(Rows from a dataset of charts and code)
•••

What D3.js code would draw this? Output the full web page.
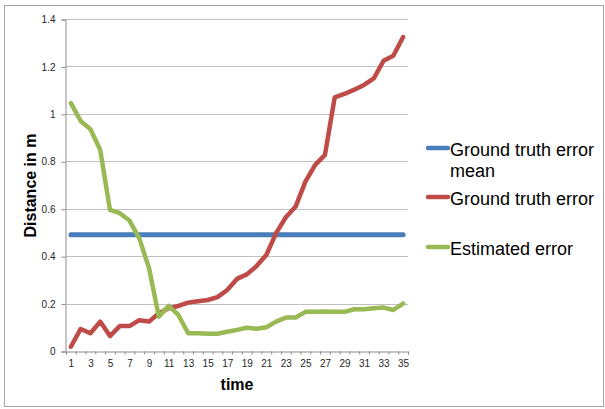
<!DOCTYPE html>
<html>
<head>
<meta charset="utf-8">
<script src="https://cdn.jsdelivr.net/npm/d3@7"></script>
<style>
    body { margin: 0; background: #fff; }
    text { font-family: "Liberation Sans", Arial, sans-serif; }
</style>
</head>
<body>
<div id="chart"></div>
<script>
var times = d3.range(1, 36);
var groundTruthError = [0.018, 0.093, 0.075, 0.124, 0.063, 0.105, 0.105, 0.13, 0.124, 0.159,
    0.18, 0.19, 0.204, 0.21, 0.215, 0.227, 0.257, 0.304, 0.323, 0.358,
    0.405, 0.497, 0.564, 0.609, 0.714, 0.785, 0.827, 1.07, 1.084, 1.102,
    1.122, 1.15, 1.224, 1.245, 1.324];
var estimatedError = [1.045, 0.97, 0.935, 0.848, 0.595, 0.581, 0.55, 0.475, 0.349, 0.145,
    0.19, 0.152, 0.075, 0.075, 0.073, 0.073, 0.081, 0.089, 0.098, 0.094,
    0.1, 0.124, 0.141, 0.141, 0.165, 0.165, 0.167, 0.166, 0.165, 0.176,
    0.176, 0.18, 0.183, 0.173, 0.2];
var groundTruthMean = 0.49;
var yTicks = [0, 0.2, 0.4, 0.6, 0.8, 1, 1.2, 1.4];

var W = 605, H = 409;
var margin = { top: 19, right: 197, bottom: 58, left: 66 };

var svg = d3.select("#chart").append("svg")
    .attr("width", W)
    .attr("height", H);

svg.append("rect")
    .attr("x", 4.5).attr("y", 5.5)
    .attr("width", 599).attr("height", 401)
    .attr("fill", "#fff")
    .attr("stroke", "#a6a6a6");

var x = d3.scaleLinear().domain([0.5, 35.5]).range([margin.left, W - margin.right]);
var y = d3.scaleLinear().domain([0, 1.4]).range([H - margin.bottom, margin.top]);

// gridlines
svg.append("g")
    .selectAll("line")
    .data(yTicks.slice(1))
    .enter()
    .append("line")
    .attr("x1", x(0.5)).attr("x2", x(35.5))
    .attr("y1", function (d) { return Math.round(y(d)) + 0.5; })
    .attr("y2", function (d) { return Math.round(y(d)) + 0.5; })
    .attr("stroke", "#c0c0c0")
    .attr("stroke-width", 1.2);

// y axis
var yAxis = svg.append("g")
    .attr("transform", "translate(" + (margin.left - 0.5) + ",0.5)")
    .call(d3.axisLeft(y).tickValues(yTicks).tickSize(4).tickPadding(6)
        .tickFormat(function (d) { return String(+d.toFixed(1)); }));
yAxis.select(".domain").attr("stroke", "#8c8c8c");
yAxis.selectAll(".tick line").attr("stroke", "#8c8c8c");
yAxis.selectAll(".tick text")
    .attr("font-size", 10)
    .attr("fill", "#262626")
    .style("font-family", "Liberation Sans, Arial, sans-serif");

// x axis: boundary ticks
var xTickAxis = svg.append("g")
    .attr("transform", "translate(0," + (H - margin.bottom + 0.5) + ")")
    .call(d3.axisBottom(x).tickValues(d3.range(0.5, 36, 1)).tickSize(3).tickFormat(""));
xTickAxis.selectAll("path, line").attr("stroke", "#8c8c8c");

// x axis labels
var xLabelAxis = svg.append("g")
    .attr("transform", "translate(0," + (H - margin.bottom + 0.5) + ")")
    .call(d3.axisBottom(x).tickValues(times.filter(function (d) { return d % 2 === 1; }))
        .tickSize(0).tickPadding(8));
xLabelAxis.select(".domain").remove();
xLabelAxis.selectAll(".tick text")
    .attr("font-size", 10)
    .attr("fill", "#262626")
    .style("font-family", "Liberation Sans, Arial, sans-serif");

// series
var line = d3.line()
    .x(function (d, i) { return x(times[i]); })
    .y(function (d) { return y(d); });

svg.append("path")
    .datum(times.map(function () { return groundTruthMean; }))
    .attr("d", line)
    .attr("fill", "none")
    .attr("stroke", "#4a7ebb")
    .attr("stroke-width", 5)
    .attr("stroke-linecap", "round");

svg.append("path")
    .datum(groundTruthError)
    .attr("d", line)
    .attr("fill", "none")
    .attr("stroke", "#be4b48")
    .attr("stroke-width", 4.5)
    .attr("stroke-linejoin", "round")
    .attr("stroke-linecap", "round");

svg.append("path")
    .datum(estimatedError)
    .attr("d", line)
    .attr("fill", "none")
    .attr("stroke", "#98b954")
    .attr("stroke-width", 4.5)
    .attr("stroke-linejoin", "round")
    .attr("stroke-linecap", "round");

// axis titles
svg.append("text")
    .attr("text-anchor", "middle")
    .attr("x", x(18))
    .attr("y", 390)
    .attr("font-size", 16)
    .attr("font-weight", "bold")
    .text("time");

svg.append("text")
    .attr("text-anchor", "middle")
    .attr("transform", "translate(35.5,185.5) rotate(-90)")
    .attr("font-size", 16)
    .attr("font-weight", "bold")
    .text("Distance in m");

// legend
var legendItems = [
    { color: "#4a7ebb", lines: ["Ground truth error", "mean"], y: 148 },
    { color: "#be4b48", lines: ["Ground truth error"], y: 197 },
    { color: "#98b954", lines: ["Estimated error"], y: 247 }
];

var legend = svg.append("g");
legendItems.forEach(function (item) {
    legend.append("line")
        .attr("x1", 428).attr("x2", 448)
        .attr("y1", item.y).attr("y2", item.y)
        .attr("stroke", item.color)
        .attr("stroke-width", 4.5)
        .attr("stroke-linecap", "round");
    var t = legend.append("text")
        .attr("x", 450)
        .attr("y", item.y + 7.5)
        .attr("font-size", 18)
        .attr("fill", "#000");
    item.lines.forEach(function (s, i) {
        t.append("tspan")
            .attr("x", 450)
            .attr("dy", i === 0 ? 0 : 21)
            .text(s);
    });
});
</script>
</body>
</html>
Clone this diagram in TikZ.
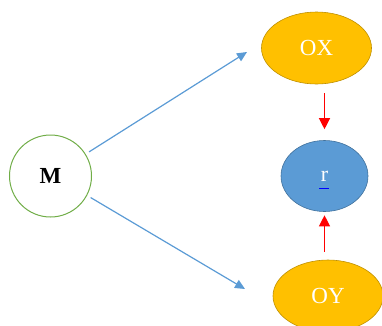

•••

→ REQUIRED TASK
The listing above must be printed again exactly, minus its pictures.

→ PROBLEM SOLUTION
What D3.js code would draw this? Output the full web page.
<!DOCTYPE html>
<html>
<head>
<meta charset="utf-8">
<script src="https://cdn.jsdelivr.net/npm/d3@7"></script>
<style>
    body { margin: 0; background: #fff; }
    text { font-family: "Liberation Sans", Arial, sans-serif; }
</style>
</head>
<body>
<div id="chart"></div>
<script>
var times = d3.range(1, 36);
var groundTruthError = [0.018, 0.093, 0.075, 0.124, 0.063, 0.105, 0.105, 0.13, 0.124, 0.159,
    0.18, 0.19, 0.204, 0.21, 0.215, 0.227, 0.257, 0.304, 0.323, 0.358,
    0.405, 0.497, 0.564, 0.609, 0.714, 0.785, 0.827, 1.07, 1.084, 1.102,
    1.122, 1.15, 1.224, 1.245, 1.324];
var estimatedError = [1.045, 0.97, 0.935, 0.848, 0.595, 0.581, 0.55, 0.475, 0.349, 0.145,
    0.19, 0.152, 0.075, 0.075, 0.073, 0.073, 0.081, 0.089, 0.098, 0.094,
    0.1, 0.124, 0.141, 0.141, 0.165, 0.165, 0.167, 0.166, 0.165, 0.176,
    0.176, 0.18, 0.183, 0.173, 0.2];
var groundTruthMean = 0.49;
var yTicks = [0, 0.2, 0.4, 0.6, 0.8, 1, 1.2, 1.4];

var W = 605, H = 409;
var margin = { top: 19, right: 197, bottom: 58, left: 66 };

var svg = d3.select("#chart").append("svg")
    .attr("width", W)
    .attr("height", H);

svg.append("rect")
    .attr("x", 4.5).attr("y", 5.5)
    .attr("width", 599).attr("height", 401)
    .attr("fill", "#fff")
    .attr("stroke", "#a6a6a6");

var x = d3.scaleLinear().domain([0.5, 35.5]).range([margin.left, W - margin.right]);
var y = d3.scaleLinear().domain([0, 1.4]).range([H - margin.bottom, margin.top]);

// gridlines
svg.append("g")
    .selectAll("line")
    .data(yTicks.slice(1))
    .enter()
    .append("line")
    .attr("x1", x(0.5)).attr("x2", x(35.5))
    .attr("y1", function (d) { return Math.round(y(d)) + 0.5; })
    .attr("y2", function (d) { return Math.round(y(d)) + 0.5; })
    .attr("stroke", "#c0c0c0")
    .attr("stroke-width", 1.2);

// y axis
var yAxis = svg.append("g")
    .attr("transform", "translate(" + (margin.left - 0.5) + ",0.5)")
    .call(d3.axisLeft(y).tickValues(yTicks).tickSize(4).tickPadding(6)
        .tickFormat(function (d) { return String(+d.toFixed(1)); }));
yAxis.select(".domain").attr("stroke", "#8c8c8c");
yAxis.selectAll(".tick line").attr("stroke", "#8c8c8c");
yAxis.selectAll(".tick text")
    .attr("font-size", 10)
    .attr("fill", "#262626")
    .style("font-family", "Liberation Sans, Arial, sans-serif");

// x axis: boundary ticks
var xTickAxis = svg.append("g")
    .attr("transform", "translate(0," + (H - margin.bottom + 0.5) + ")")
    .call(d3.axisBottom(x).tickValues(d3.range(0.5, 36, 1)).tickSize(3).tickFormat(""));
xTickAxis.selectAll("path, line").attr("stroke", "#8c8c8c");

// x axis labels
var xLabelAxis = svg.append("g")
    .attr("transform", "translate(0," + (H - margin.bottom + 0.5) + ")")
    .call(d3.axisBottom(x).tickValues(times.filter(function (d) { return d % 2 === 1; }))
        .tickSize(0).tickPadding(8));
xLabelAxis.select(".domain").remove();
xLabelAxis.selectAll(".tick text")
    .attr("font-size", 10)
    .attr("fill", "#262626")
    .style("font-family", "Liberation Sans, Arial, sans-serif");

// series
var line = d3.line()
    .x(function (d, i) { return x(times[i]); })
    .y(function (d) { return y(d); });

svg.append("path")
    .datum(times.map(function () { return groundTruthMean; }))
    .attr("d", line)
    .attr("fill", "none")
    .attr("stroke", "#4a7ebb")
    .attr("stroke-width", 5)
    .attr("stroke-linecap", "round");

svg.append("path")
    .datum(groundTruthError)
    .attr("d", line)
    .attr("fill", "none")
    .attr("stroke", "#be4b48")
    .attr("stroke-width", 4.5)
    .attr("stroke-linejoin", "round")
    .attr("stroke-linecap", "round");

svg.append("path")
    .datum(estimatedError)
    .attr("d", line)
    .attr("fill", "none")
    .attr("stroke", "#98b954")
    .attr("stroke-width", 4.5)
    .attr("stroke-linejoin", "round")
    .attr("stroke-linecap", "round");

// axis titles
svg.append("text")
    .attr("text-anchor", "middle")
    .attr("x", x(18))
    .attr("y", 390)
    .attr("font-size", 16)
    .attr("font-weight", "bold")
    .text("time");

svg.append("text")
    .attr("text-anchor", "middle")
    .attr("transform", "translate(35.5,185.5) rotate(-90)")
    .attr("font-size", 16)
    .attr("font-weight", "bold")
    .text("Distance in m");

// legend
var legendItems = [
    { color: "#4a7ebb", lines: ["Ground truth error", "mean"], y: 148 },
    { color: "#be4b48", lines: ["Ground truth error"], y: 197 },
    { color: "#98b954", lines: ["Estimated error"], y: 247 }
];

var legend = svg.append("g");
legendItems.forEach(function (item) {
    legend.append("line")
        .attr("x1", 428).attr("x2", 448)
        .attr("y1", item.y).attr("y2", item.y)
        .attr("stroke", item.color)
        .attr("stroke-width", 4.5)
        .attr("stroke-linecap", "round");
    var t = legend.append("text")
        .attr("x", 450)
        .attr("y", item.y + 7.5)
        .attr("font-size", 18)
        .attr("fill", "#000");
    item.lines.forEach(function (s, i) {
        t.append("tspan")
            .attr("x", 450)
            .attr("dy", i === 0 ? 0 : 21)
            .text(s);
    });
});
</script>
</body>
</html>
Clone this diagram in TikZ.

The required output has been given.